Moderated by CEA Senior Director of International Trade, Sage Chandler, the first panel session of the day examined the global supply chain and the impact of free trade on American businesses and workers. Small business owner Kathy Gornik, president and co-founder of THIEL Audio, presented the trade policy debate as a simple “makers” and “takers” situation, in which entrepreneurs dependent upon trade to succeed are the makers and the government represents a taker that should play a limited role to allow innovation to flourish. Economists on the panel debated whether or not trade creates or eliminates jobs and if American environmental and labor standards should be imposed on partners. Assistant U.S. Trade Representative Sean Spicer held up a model truck at the end of the panel to help visualize the benefits of trade. He explained that 11,000 Americans are employed by industrial equipment manufacturer Caterpillar - a company that would benefit from the pending free trade agreement with Colombia through increased exports and decreased tariffs. “We need to educate consumers about the impact of trade on the individual,” he said.

Political consultants Donna Brazile and Tony Blankley shared their views on the 2008 electoral landscape as Wednesday’s luncheon keynote speakers at CEA’s Washington Forum. Both agreed that 2008 should be the Democrats’ year, but that political success could be impacted if people are polarized by demographic factors, including race, age, sex and socioeconomic status. Blankley said it is the most race conscious electorate he has seen in his lifetime and that this does not bode well for the future. Brazile countered with details of the younger generation’s enthusiastic participation in a historic voting process that could produce the first African American or female President of the United States. Brazile and Blankley discussed the economic realities facing the presidential candidates, with Blankley saying that all trade treaties are good and Brazile stating the Democratic party’s preference of including environmental and labor policies within trade agreements.

Also on Wednesday, CEA’s Small Business Council presented two sessions, the first titled, “The Question Behind the Question: How Personal Accountability Affects the Success of Your Business.” John Miller, author of a best-selling book by the same title, discussed how to build strong teams and remove barriers to problem solving by helping organizations make personal accountability a core value. He noted that the ultimate question behind the question is, “how can I let go of what I can’t control?” Miller stressed asking the right questions, which should look at what you can do to make a difference rather than blaming others for things gone wrong.

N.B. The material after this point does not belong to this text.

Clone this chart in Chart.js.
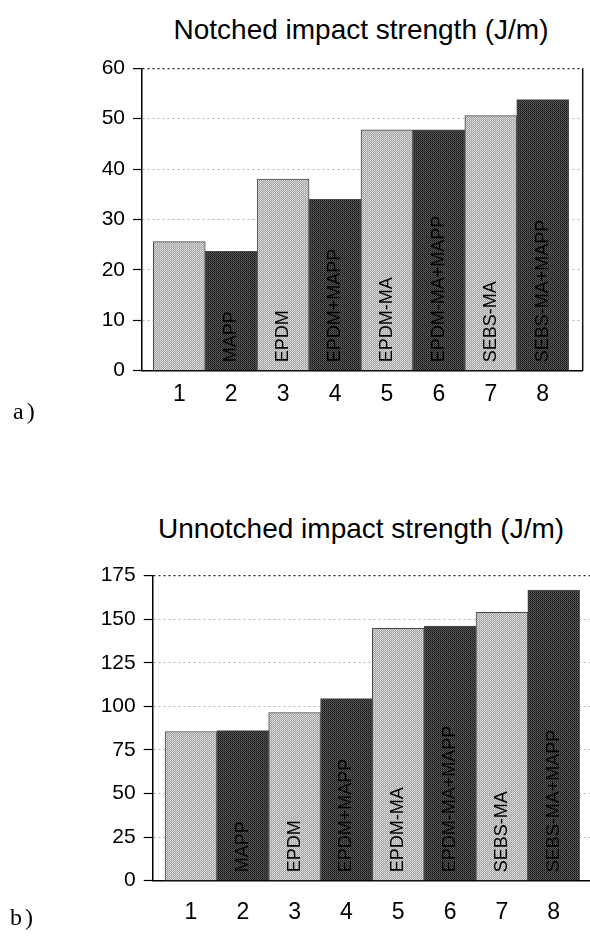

Ron Huntington, owner of Executive Mentors and Trainers in Seattle, WA, led the second Small Business Council session titled, “Developing the Strategic Plan.” Huntington provided the audience several strategic tips to help propel their companies to the next level. “There are four decisions every business must get right in order to grow their company,” Huntington said. “Find the right people to work for you, develop a disciplined strategy, execute that strategy and determine your source of financing.”

The final afternoon session, “Trade: Where Economics Meets Politics,” kicked off with a video filmed in Lenoir, N.C. - an area devastated by lost manufacturing jobs until its rebirth as the Research Triangle - illustrating that free trade enables rural areas to prosper. The panel led by CEA’s Economist Shawn Dubravac looked at the uncertain global economy and how the future of free trade could be impacted. The panelists were frustrated by the slow movement on the pending free trade agreements with Columbia, Panama and South Korea. Former Congressman Victor Fazio, senior advisor, Akin Gump Strauss Hauer & Feld LLP said, “It has been 500 days since the Columbia agreement was signed and it is yet to be submitted to Congress. We need a bipartisan agreement signed now.” The Honorable Chris Padilla added, “We don’t want to tear apart North America’s supply chains by dismantling NAFTA,” referring to comments made by democratic political candidates Hillary Clinton and Barack Obama. He added,“This calls for political leadership and not playing with people’s fears.”